╭─ Task input
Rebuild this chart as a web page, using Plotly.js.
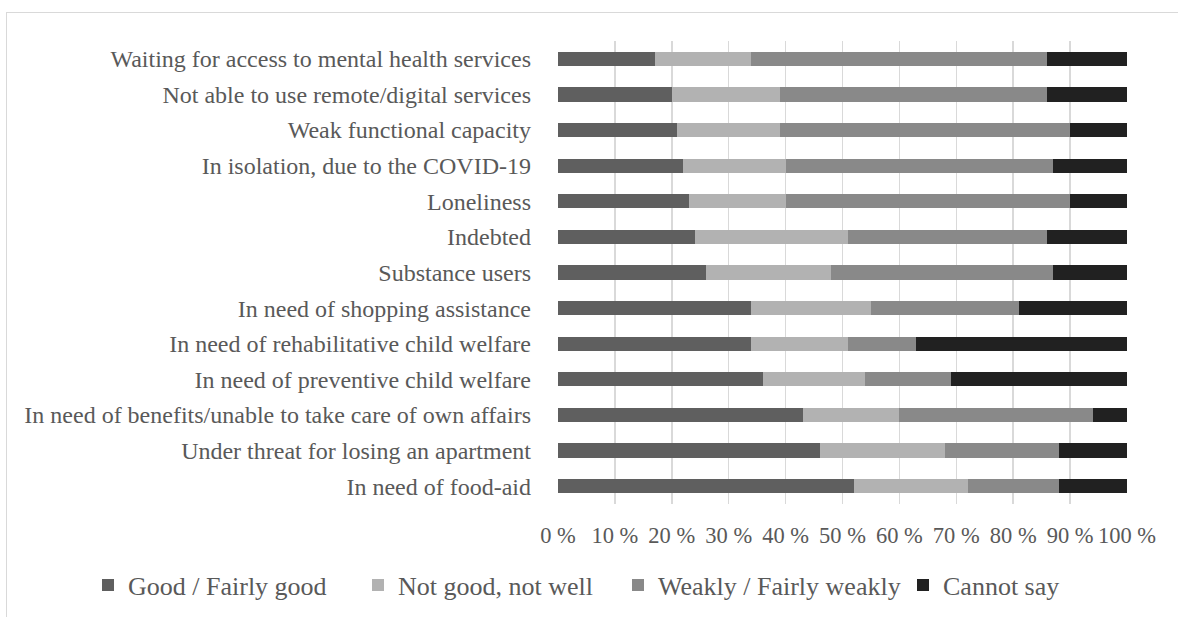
<!DOCTYPE html>
<html>
<head>
<meta charset="utf-8">
<script src="https://cdn.plot.ly/plotly-3.0.1.min.js"></script>
<style>
  html, body { margin: 0; padding: 0; background: #fff; overflow: hidden; }
  #wrap { position: relative; width: 1178px; height: 617px; }
  #frame { position: absolute; left: 6px; top: 12px; width: 1300px; height: 800px;
           border: 1px solid #d9d9d9; box-sizing: border-box; pointer-events: none; }
  #chart { position: absolute; left: 0; top: 0; width: 1178px; height: 617px; }
</style>
</head>
<body>
<div id="wrap">
  <div id="chart"></div>
  <div id="frame"></div>
</div>
<script>
const categories = [
  "Waiting for access to mental health services",
  "Not able to use remote/digital services",
  "Weak functional capacity",
  "In isolation, due to the COVID-19",
  "Loneliness",
  "Indebted",
  "Substance users",
  "In need of shopping assistance",
  "In need of rehabilitative child welfare",
  "In need of preventive child welfare",
  "In need of benefits/unable to take care of own affairs",
  "Under threat for losing an apartment",
  "In need of food-aid"
];
const seriesNames = ["Good / Fairly good", "Not good, not well", "Weakly / Fairly weakly", "Cannot say"];
const goodFairlyGood   = [17, 20, 21, 22, 23, 24, 26, 34, 34, 36, 43, 46, 52];
const notGoodNotWell   = [17, 19, 18, 18, 17, 27, 22, 21, 17, 18, 17, 22, 20];
const weaklyFairlyWeak = [52, 47, 51, 47, 50, 35, 39, 26, 12, 15, 34, 20, 16];
const cannotSay        = [14, 14, 10, 13, 10, 14, 13, 19, 37, 31,  6, 12, 12];
const xTickVals   = [0, 10, 20, 30, 40, 50, 60, 70, 80, 90, 100];
const xTickLabels = ["0 %", "10 %", "20 %", "30 %", "40 %", "50 %", "60 %", "70 %", "80 %", "90 %", "100 %"];

const colors = ["#5f5f5f", "#b2b2b2", "#898989", "#212121"];
const legendWidths = [225, 215, 240, 120];
const values = [goodFairlyGood, notGoodNotWell, weaklyFairlyWeak, cannotSay];

const FONT = '"Liberation Serif", "Times New Roman", Times, serif';
const TXT = "#595959";

const traces = values.map((v, i) => ({
  type: "bar",
  orientation: "h",
  name: seriesNames[i],
  y: categories,
  x: v,
  legendwidth: legendWidths[i],
  marker: { color: colors[i], line: { width: 0 } },
  hoverinfo: "x+y+name"
}));

const layout = {
  width: 1178,
  height: 617,
  barmode: "stack",
  bargap: 0.6,
  paper_bgcolor: "rgba(0,0,0,0)",
  plot_bgcolor: "rgba(0,0,0,0)",
  font: { family: FONT, color: TXT, size: 24 },
  margin: { l: 558, r: 51, t: 41, b: 113, pad: 0, autoexpand: false },
  xaxis: {
    range: [0, 100],
    tickmode: "array",
    tickvals: xTickVals,
    ticktext: xTickLabels,
    showgrid: true,
    gridcolor: "#d9d9d9",
    gridwidth: 1.5,
    zeroline: false,
    showline: false,
    ticks: "",
    ticklabelstandoff: 15,
    tickfont: { family: FONT, color: TXT, size: 22.5 },
    fixedrange: true
  },
  yaxis: {
    type: "category",
    autorange: "reversed",
    showgrid: false,
    zeroline: false,
    showline: false,
    ticks: "",
    ticklabelstandoff: 26,
    tickfont: { family: FONT, color: TXT, size: 24 },
    fixedrange: true
  },
  showlegend: true,
  legend: {
    orientation: "h",
    x: -0.826,
    y: -0.175,
    xanchor: "left",
    yanchor: "middle",
    font: { family: FONT, color: TXT, size: 26 },
    traceorder: "normal",
    itemclick: false,
    itemdoubleclick: false
  }
};

Plotly.newPlot("chart", traces, layout, { displayModeBar: false, staticPlot: true });
</script>
</body>
</html>
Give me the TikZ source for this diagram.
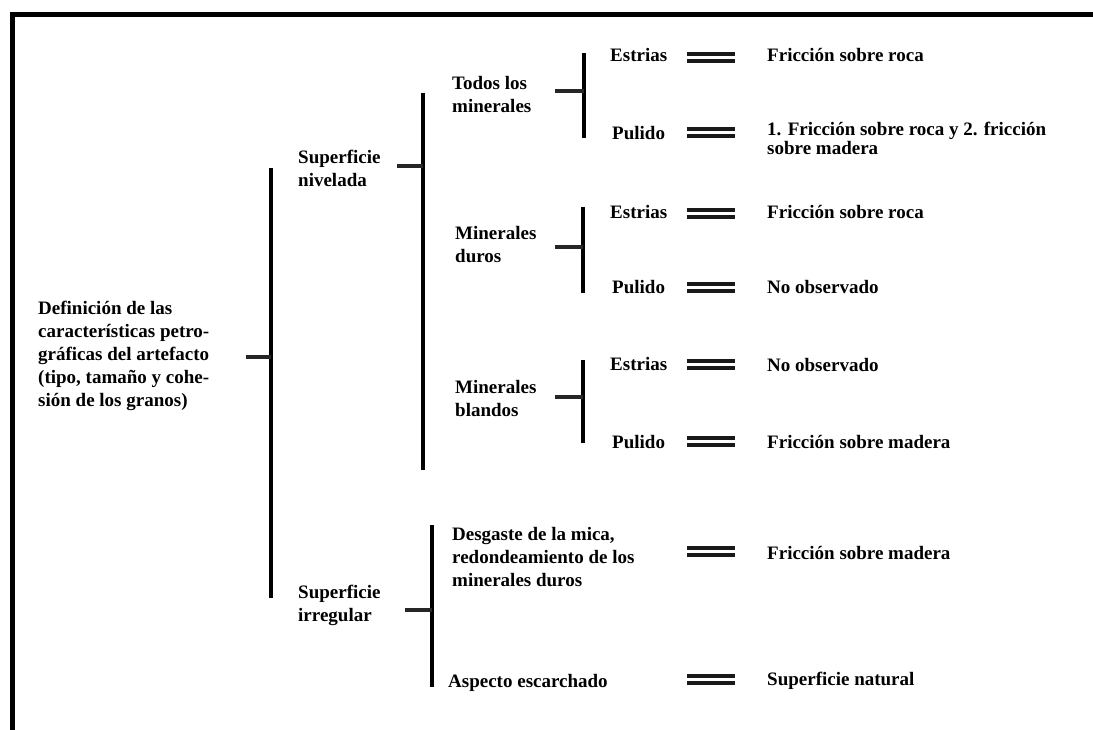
\documentclass[tikz,border=0pt]{standalone}
\usepackage{fontspec}
\setmainfont{Liberation Serif}
\begin{document}
\begin{tikzpicture}[x=1pt,y=-1pt,
  lbl/.style={anchor=west,inner sep=0pt,align=left,font=\fontsize{19}{23}\selectfont\bfseries},
  res/.style={anchor=west,inner sep=0pt,align=left,font=\fontsize{19}{19}\selectfont\bfseries},
  bar/.style={line width=4.5pt},
  stub/.style={line width=4pt,black!85},
  eqbar/.style={line width=4pt,double=white,double distance=3pt,black!90},
  frame/.style={line width=5pt}]
\useasboundingbox (0,0) rectangle (1093,730);
% frame
\coordinate (fbl) at (12,730);
\coordinate (ftl) at (12,15);
\coordinate (ftr) at (1093,15);
\draw[frame] (fbl) -- (ftl) -- (ftr);

% root
\node[lbl] (root) at (38,356) {Definición de las\\características petro-\\gráficas del artefacto\\(tipo, tamaño y cohe-\\sión de los granos)};
\coordinate (s1) at (246,357);
\coordinate (b1t) at (271,168);
\coordinate (b1b) at (271,598);
\draw[bar] (b1t) -- (b1b);
\draw[stub] (s1) -- (s1 -| b1t);

% level 1
\node[lbl] (sn) at (298,168) {Superficie\\nivelada};
\node[lbl] (si) at (298,605) {Superficie\\irregular};

\coordinate (s2) at (397,166);
\coordinate (b2t) at (423,93);
\coordinate (b2b) at (423,470);
\draw[bar] (b2t) -- (b2b);
\draw[stub] (s2) -- (s2 -| b2t);

\coordinate (s6) at (405,610);
\coordinate (b6t) at (432,525);
\coordinate (b6b) at (432,687);
\draw[bar] (b6t) -- (b6b);
\draw[stub] (s6) -- (s6 -| b6t);

% level 2
\node[lbl] (todos) at (452,95) {Todos los\\minerales};
\node[lbl] (md) at (455,245) {Minerales\\duros};
\node[lbl] (mb) at (455,399) {Minerales\\blandos};
\node[lbl] (desg) at (452,557) {Desgaste de la mica,\\redondeamiento de los\\minerales duros};
\node[lbl] (asp) at (448,683) {Aspecto escarchado};

\coordinate (s3) at (555,91);
\coordinate (b3t) at (584,53);
\coordinate (b3b) at (584,138);
\draw[bar] (b3t) -- (b3b);
\draw[stub] (s3) -- (s3 -| b3t);

\coordinate (s4) at (555,247);
\coordinate (b4t) at (583,207);
\coordinate (b4b) at (583,293);
\draw[bar] (b4t) -- (b4b);
\draw[stub] (s4) -- (s4 -| b4t);

\coordinate (s5) at (555,397);
\coordinate (b5t) at (583,360);
\coordinate (b5b) at (583,443);
\draw[bar] (b5t) -- (b5b);
\draw[stub] (s5) -- (s5 -| b5t);

% level 3
\node[lbl] (e1) at (610,55) {Estrias};
\node[lbl] (p1) at (612,133) {Pulido};
\node[lbl] (e2) at (610,212) {Estrias};
\node[lbl] (p2) at (612,287) {Pulido};
\node[lbl] (e3) at (610,364) {Estrias};
\node[lbl] (p3) at (612,442) {Pulido};

% results
\node[res] (r1) at (767,55) {Fricción sobre roca};
\node[res] (r2) at (767,138) {1. Fricción sobre roca y 2. fricción\\sobre madera};
\node[res] (r3) at (767,212) {Fricción sobre roca};
\node[res] (r4) at (767,287) {No observado};
\node[res] (r5) at (767,365) {No observado};
\node[res] (r6) at (767,442) {Fricción sobre madera};
\node[res] (r7) at (767,553) {Fricción sobre madera};
\node[res] (r8) at (767,681) {Superficie natural};

% equivalence bars
\foreach \n/\y in {1/57.5,2/133,3/213.5,4/288,5/364,6/441,7/551.5,8/679.5}{
  \coordinate (q\n a) at (687,\y);
  \coordinate (q\n b) at (735,\y);
  \draw[eqbar] (q\n a) -- (q\n b);
}
\end{tikzpicture}
\end{document}
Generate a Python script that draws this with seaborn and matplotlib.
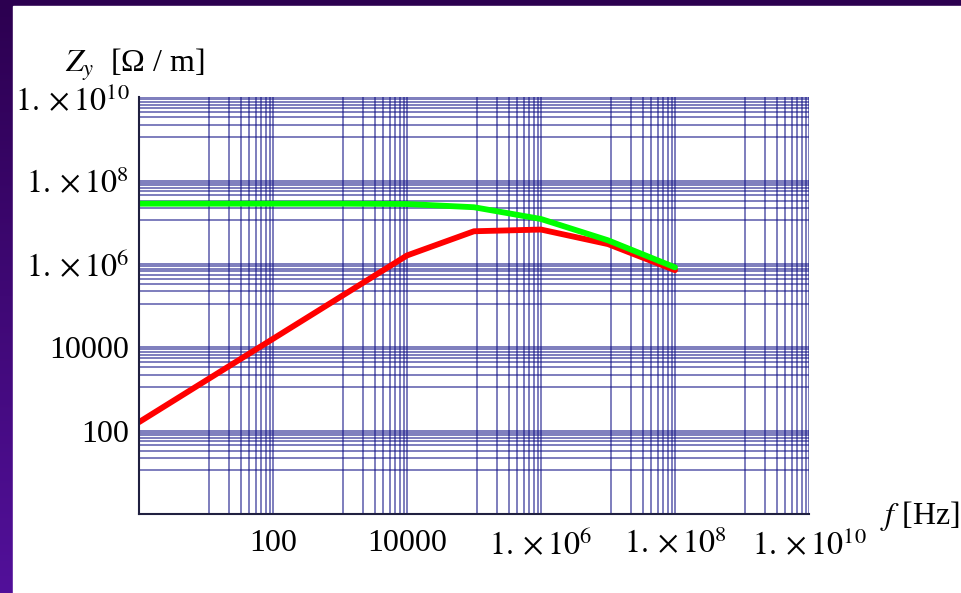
╰─
▶ _Exercise_
Pull out all lines containing the word "this" from the entries above.

▶ _Exercise answer_
Rebuild this chart as a web page, using Plotly.js.
Give me the TikZ source for this diagram.
Generate a Python script that draws this with seaborn and matplotlib.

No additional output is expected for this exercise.